By the time January of 1492 had already begun, on the same day the Admiral departed from Santa Fe, much to the displeasure of many, including Luis de Santángel, whom we have previously mentioned, he, longing for a remedy, presented himself before the Queen. With words inspired by his desire to persuade her, and at the same time to admonish her, he said that he was greatly amazed to see that, although Her Highness had always been prompt in spirit for every grave and important matter, she now lacked the same resolve to undertake another endeavor in which little was risked, yet from which so much service to God and the exaltation of His Church could result —not to mention the immense increase and glory it could bring to her kingdoms and states. Moreover, if some other prince were to achieve what the Admiral offered, the damage to her state would be clear. In such a case, her friends and servants would rightly reprimand her, while her enemies would harshly criticize her. They would all later say that such misfortune was well deserved, causing her regret and leaving her successors to feel just sorrow.

The Queen followed his advice, she ordered Columbus to be brought back, and the Monarchs accepted his terms in the Capitulations of Santa Fe. Going a step further, Santángel arranged for the majority of the expedition's funding (without interest) by contributing much from his own pocket and additional money he had borrowed. Later, the Kings paid him back the money borrowed.

===Columbus's first letter===
Columbus's letter on the first voyage was addressed to Santángel.

==Jewish heritage==
Santángel's grandfather, the Jewish Azarias Chinillo, converted to Christianity during the fifteenth century and changed his name to Luis de Santángel. Later, he moved from Aragon and settled in the booming city of Valencia. After this conversion, the Santángel family began to prosper economically and in status; all three Santángels served the Royal crown and possessed a large sum of wealth.

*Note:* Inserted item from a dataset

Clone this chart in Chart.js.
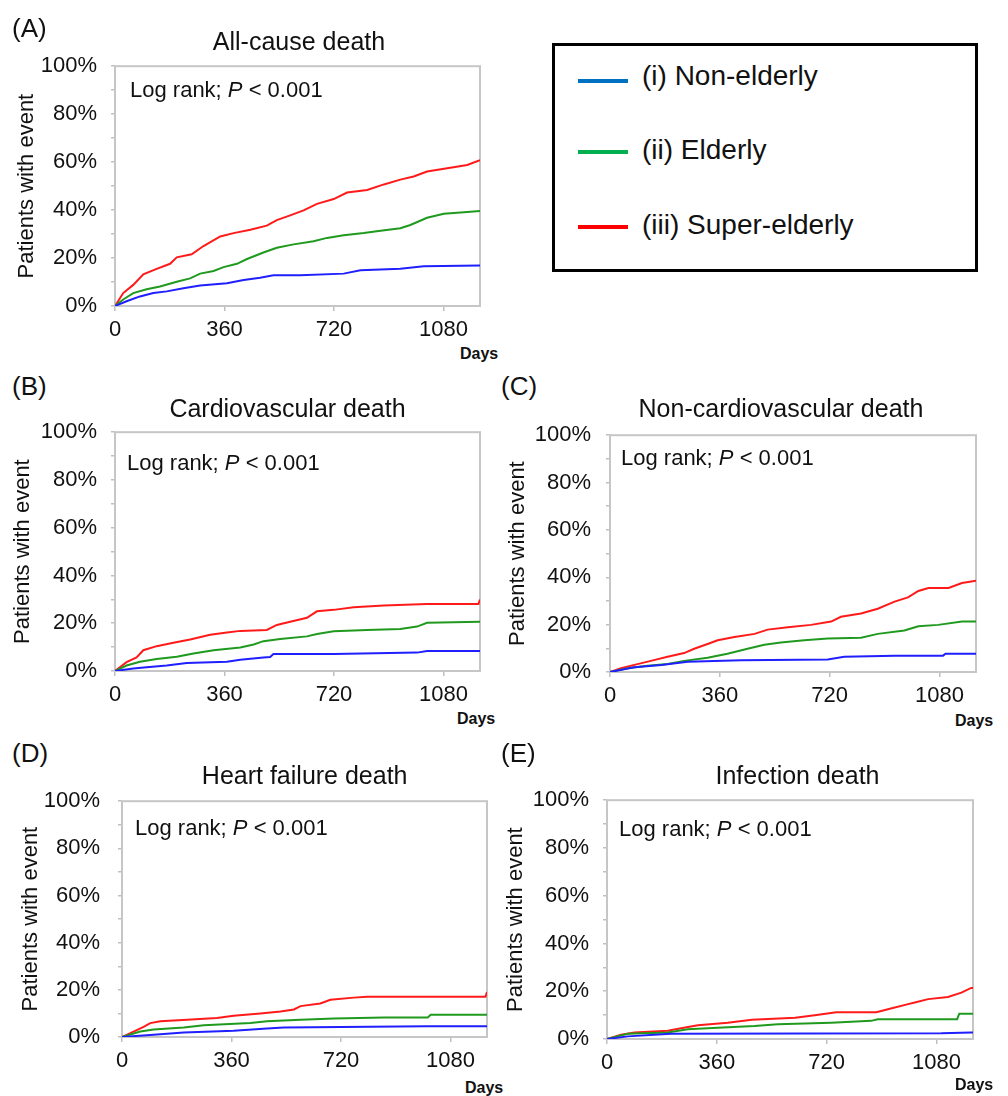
<!DOCTYPE html>
<html>
<head>
<meta charset="utf-8">
<script src="https://cdn.jsdelivr.net/npm/chart.js@4/dist/chart.umd.min.js"></script>
<style>
  html, body { margin: 0; padding: 0; background: #fff; }
  body { width: 1008px; height: 1096px; position: relative; overflow: hidden;
         font-family: "Liberation Sans", Arial, sans-serif; color: #111; }
  .t { position: absolute; white-space: nowrap; line-height: 1; }
  canvas { position: absolute; }
  .legend { position: absolute; left: 552px; top: 43px; width: 426px; height: 229px;
            box-sizing: border-box; border: 3px solid #000; }
  .lline { position: absolute; width: 50px; height: 4px; }
</style>
</head>
<body>
<script>
// ---------------- DATA (day, % of patients with event) ----------------
const seriesNames = ['(i) Non-elderly', '(ii) Elderly', '(iii) Super-elderly'];
const panelLetters = ['(A)', '(B)', '(C)', '(D)', '(E)'];
const panelTitles = ['All-cause death', 'Cardiovascular death', 'Non-cardiovascular death',
                     'Heart failure death', 'Infection death'];
const xTickValues = [0, 360, 720, 1080];
const yTickValues = [0, 10, 20, 30, 40, 50, 60, 70, 80, 90, 100];
const yLabelledTicks = [0, 20, 40, 60, 80, 100];

// (A) All-cause death
const A_nonElderly = [[0,0],[38,2],[82,4],[126,5.4],[170,6.1],[225,7.4],[280,8.5],[368,9.5],[423,10.8],[477,11.8],[521,12.8],[609,12.8],[752,13.5],[807,14.9],[938,15.5],[1015,16.6],[1200,16.9]];
const A_elderly = [[0,0],[27,2.7],[60,5.4],[104,7],[148,8.1],[203,10.1],[247,11.5],[280,13.5],[324,14.6],[357,16.2],[401,17.6],[434,19.6],[488,22.3],[532,24.3],[587,25.7],[653,27],[697,28.4],[752,29.5],[818,30.4],[873,31.4],[938,32.4],[971,33.8],[1026,36.8],[1081,38.5],[1158,39.2],[1200,39.6]];
const A_superElderly = [[0,0],[27,5.4],[60,8.8],[93,13.2],[137,15.5],[181,17.6],[203,20.3],[252,21.6],[291,25],[346,29],[390,30.4],[445,31.8],[499,33.5],[532,35.8],[576,37.8],[620,39.9],[664,42.6],[719,44.6],[763,47.3],[829,48.4],[884,50.7],[938,52.7],[982,54],[1026,56.1],[1092,57.4],[1158,58.8],[1200,60.8]];

// (B) Cardiovascular death
const B_nonElderly = [[0,0],[60,1],[104,1.6],[170,2.3],[236,3.3],[368,3.9],[412,4.7],[488,5.7],[510,5.9],[521,7.1],[719,7.1],[993,7.7],[1026,8.4],[1200,8.4]];
const B_elderly = [[0,0],[38,2.3],[82,3.9],[137,5],[203,6],[258,7.3],[324,8.7],[412,9.8],[456,11.1],[488,12.5],[543,13.4],[631,14.5],[664,15.5],[719,16.6],[829,17.2],[938,17.6],[993,18.6],[1026,20.2],[1200,20.6]];
const B_superElderly = [[0,0],[38,3.7],[71,5.7],[93,8.7],[137,10.4],[192,11.8],[247,13.2],[313,15.2],[368,16.1],[412,16.8],[499,17.2],[532,19.3],[576,20.6],[631,22.3],[664,25],[719,25.6],[785,26.7],[884,27.4],[1026,28.1],[1195,28.1],[1200,29.9]];

// (C) Non-cardiovascular death
const C_nonElderly = [[0,0],[80,2],[169,3],[255,4.3],[430,5],[714,5.3],[768,6.4],[933,6.9],[1092,6.9],[1100,7.7],[1200,7.7]];
const C_elderly = [[0,0],[58,1.6],[123,2.6],[189,3.4],[243,4.7],[320,6],[385,7.7],[451,9.8],[506,11.5],[560,12.5],[637,13.4],[714,14.1],[823,14.5],[878,16.1],[965,17.5],[1011,19.3],[1076,19.9],[1154,21.3],[1200,21.3]];
const C_superElderly = [[0,0],[36,1.6],[80,3],[134,4.7],[189,6.4],[243,8],[276,9.8],[320,11.8],[353,13.4],[408,14.8],[474,16.1],[517,17.9],[583,18.9],[659,19.9],[725,21.3],[757,23.3],[823,24.7],[878,26.7],[933,29.7],[977,31.5],[1011,34.2],[1044,35.5],[1110,35.5],[1154,37.6],[1200,38.5]];

// (D) Heart failure death
const D_nonElderly = [[0,0],[93,0.9],[203,1.9],[367,2.7],[477,3.6],[532,4],[1003,4.6],[1200,4.6]];
const D_elderly = [[0,0],[60,2.3],[104,3.2],[203,4],[269,5],[422,5.9],[477,6.7],[587,7.3],[697,7.8],[862,8.3],[1005,8.3],[1015,9.4],[1200,9.4]];
const D_superElderly = [[0,0],[38,2.3],[71,4.3],[93,5.9],[126,6.7],[214,7.3],[312,8.1],[367,9],[455,10],[521,10.8],[565,11.7],[587,13.1],[652,14.2],[685,15.8],[762,16.7],[806,17.1],[1195,17.1],[1200,19.1]];

// (E) Infection death
const E_nonElderly = [[0,0],[68,1.1],[210,2.2],[1096,2.4],[1194,2.7],[1200,2.7]];
const E_elderly = [[0,0],[68,2.2],[199,2.7],[265,4.1],[396,4.9],[484,5.4],[560,6.2],[735,6.8],[866,7.6],[888,8.3],[1148,8.3],[1155,10.6],[1200,10.6]];
const E_superElderly = [[0,0],[46,1.8],[90,2.7],[199,3.5],[243,4.5],[298,5.8],[396,6.8],[475,8.1],[617,8.9],[681,9.9],[752,11.2],[883,11.2],[937,13],[981,14.4],[1009,15.3],[1053,16.7],[1118,17.6],[1162,19.4],[1194,21.4],[1200,21.4]];

const panelSeries = [
  [A_nonElderly, A_elderly, A_superElderly],
  [B_nonElderly, B_elderly, B_superElderly],
  [C_nonElderly, C_elderly, C_superElderly],
  [D_nonElderly, D_elderly, D_superElderly],
  [E_nonElderly, E_elderly, E_superElderly]
];

// ---------------- STYLE / LAYOUT ----------------
const lineColors = ['#1f1fff', '#1f9a1f', '#ff1a1a'];
const legendColors = ['#0070c0', '#00b050', '#ff0000'];
const FONT = '"Liberation Sans", Arial, sans-serif';
Chart.defaults.font.family = FONT;
Chart.defaults.color = '#111';

// plot rectangles (left, top, right, bottom) and text anchors
const layout = [
  { plot:[115,59,480,306],  x0:0,   yPad:14, titlePad:13.3, letter:[12,15],  title:[299,28.8],   logrank:[130,79.4],  days:[460,345.5] },
  { plot:[115,425,480,671], x0:0,   yPad:14, titlePad:9.3,  letter:[12,373], title:[287.5,395.8], logrank:[127,452],   days:[457,710.5] },
  { plot:[610,427,976,672], x0:495, yPad:15, titlePad:9.3,  letter:[501,373],title:[781,395.8],  logrank:[621,447.4], days:[955,712.5] },
  { plot:[122,790,487,1037],x0:0,   yPad:18, titlePad:17.8, letter:[12,740], title:[304.7,762.8], logrank:[135,817.4], days:[465,1079.5] },
  { plot:[607,793,973,1039],x0:495, yPad:14, titlePad:7.8,  letter:[501,740],title:[797.5,762.8], logrank:[619,818.4], days:[955,1076.5] }
];

function addText(html, left, top, size, extra) {
  const d = document.createElement('div');
  d.className = 't';
  d.style.left = left + 'px';
  d.style.top = top + 'px';
  d.style.fontSize = size + 'px';
  if (extra) Object.assign(d.style, extra);
  d.innerHTML = html;
  document.body.appendChild(d);
  return d;
}

const framePlugin = {
  id: 'frame',
  beforeDatasetsDraw(chart) {
    const { ctx, chartArea: a } = chart;
    ctx.save();
    ctx.strokeStyle = '#c6c6c6';
    ctx.lineWidth = 2;
    ctx.strokeRect(a.left, a.top, a.right - a.left, a.bottom - a.top);
    ctx.restore();
  }
};

layout.forEach((L, i) => {
  const [pl, pt, pr, pb] = L.plot;
  const cx = L.x0, cy = pt - 20;
  const cw = pr + 20 - cx, ch = pb + 34 - cy;
  const canvas = document.createElement('canvas');
  canvas.width = cw; canvas.height = ch;
  canvas.style.left = cx + 'px'; canvas.style.top = cy + 'px';
  canvas.style.width = cw + 'px'; canvas.style.height = ch + 'px';
  document.body.appendChild(canvas);

  new Chart(canvas, {
    type: 'line',
    data: {
      datasets: panelSeries[i].map((s, k) => ({
        label: seriesNames[k],
        data: s.map(([x, y]) => ({ x, y })),
        borderColor: lineColors[k],
        borderWidth: 2,
        pointRadius: 0,
        tension: 0,
        fill: false
      }))
    },
    options: {
      responsive: false,
      animation: false,
      devicePixelRatio: 1,
      layout: { padding: { left: 0, top: 20, right: 20, bottom: 4 } },
      plugins: { legend: { display: false }, tooltip: { enabled: false }, title: { display: false } },
      scales: {
        x: {
          type: 'linear', min: 0, max: 1200,
          afterBuildTicks: s => { s.ticks = xTickValues.map(v => ({ value: v })); },
          afterFit: s => { s.height = 30; },
          ticks: { autoSkip: false, maxRotation: 0, padding: 6, color: '#111',
                   font: { size: 22, family: FONT },
                   callback: v => String(v) },
          grid: { drawOnChartArea: false, drawTicks: true, tickLength: 5, color: '#c0c0c0', lineWidth: 1.5 },
          border: { display: false }
        },
        y: {
          type: 'linear', min: 0, max: 100,
          afterBuildTicks: s => { s.ticks = yTickValues.map(v => ({ value: v })); },
          afterFit: s => { s.width = pl - cx; },
          ticks: { autoSkip: false, padding: L.yPad, color: '#111',
                   font: { size: 22, family: FONT },
                   callback: v => yLabelledTicks.includes(v) ? v + '%' : '' },
          grid: { drawOnChartArea: false, drawTicks: true, tickLength: 4, color: '#c0c0c0', lineWidth: 1.5 },
          border: { display: false },
          title: { display: true, text: 'Patients with event', color: '#111',
                   font: { size: 22, family: FONT }, padding: { top: L.titlePad, bottom: 0 } }
        }
      }
    },
    plugins: [framePlugin]
  });

  addText(panelLetters[i], L.letter[0], L.letter[1], 26);
  addText(panelTitles[i], L.title[0] - 200, L.title[1], 25, { width: '400px', textAlign: 'center' });
  addText('Log rank; <i>P</i> &lt; 0.001', L.logrank[0], L.logrank[1], 22);
  addText('Days', L.days[0], L.days[1], 16, { fontWeight: 'bold' });
});

// Legend box
const lg = document.createElement('div');
lg.className = 'legend';
document.body.appendChild(lg);
const legendLineY = [81, 152, 227];
const legendBaseline = [86, 160, 235];
seriesNames.forEach((name, k) => {
  const ln = document.createElement('div');
  ln.className = 'lline';
  ln.style.left = '578px';
  ln.style.top = (legendLineY[k] - 2) + 'px';
  ln.style.background = legendColors[k];
  document.body.appendChild(ln);
  addText(name, 642, legendBaseline[k] - 0.8465 * 28, 28);
});
</script>
</body>
</html>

=== Spanish Inquisition ===
While the Spanish Inquisition targeted and persecuted Jews, including conversos believed to be practicing Judaism privately, Santángel and his immediate family were protected from the persecution. However, one of his relatives was burned at the stake in Saragossa. On May 30, 1497, Ferdinand II issued a royal decree that exempted Santángel, his family, and his future successors, from the Inquisition.

Despite this protection and high status, Santángel was believed to have wanted to help Jews escape their persecution by funding Columbus's journey, which would potentially offer a safer place for them to reside. After his expeditions, Columbus was granted the island of Jamaica, which became a place of refuge for many Sephardi Jews after their expulsion from Spain and Portugal. The descendant of Luis Santangel, Antonio de La Cadena Maluenda, born around 1490 and his sister Catalina settled 1525 in New Spain (Mexico) Antonio was the royal treasurer of New Spain. Dr David Raphael author of The Alhambra Decree and director of the musical documentary Song of the Sephardi is a descendant of Luis Santangel.

== Inspiration for By Fire, By Water ==
In April 2010, author Mitchell James Kaplan published a book titled By Fire, By Water that explored a fictitious retelling of Luis de Santángel's life during the 15th century. The novel, while not necessarily accurate, incorporated prominent events and situations such as Santángel's position in the Royal court, the Spanish Inquisition, and Columbus's journey. It discusses the impact of the Spanish Inquisition on conversos who were often still suspected when it came to religion and explores Santángel's desperate intervention towards Columbus's meetings with the Spanish Monarchs in attempt to discover a place that offers acceptance rather than terror and violence for Jews and conversos at the time.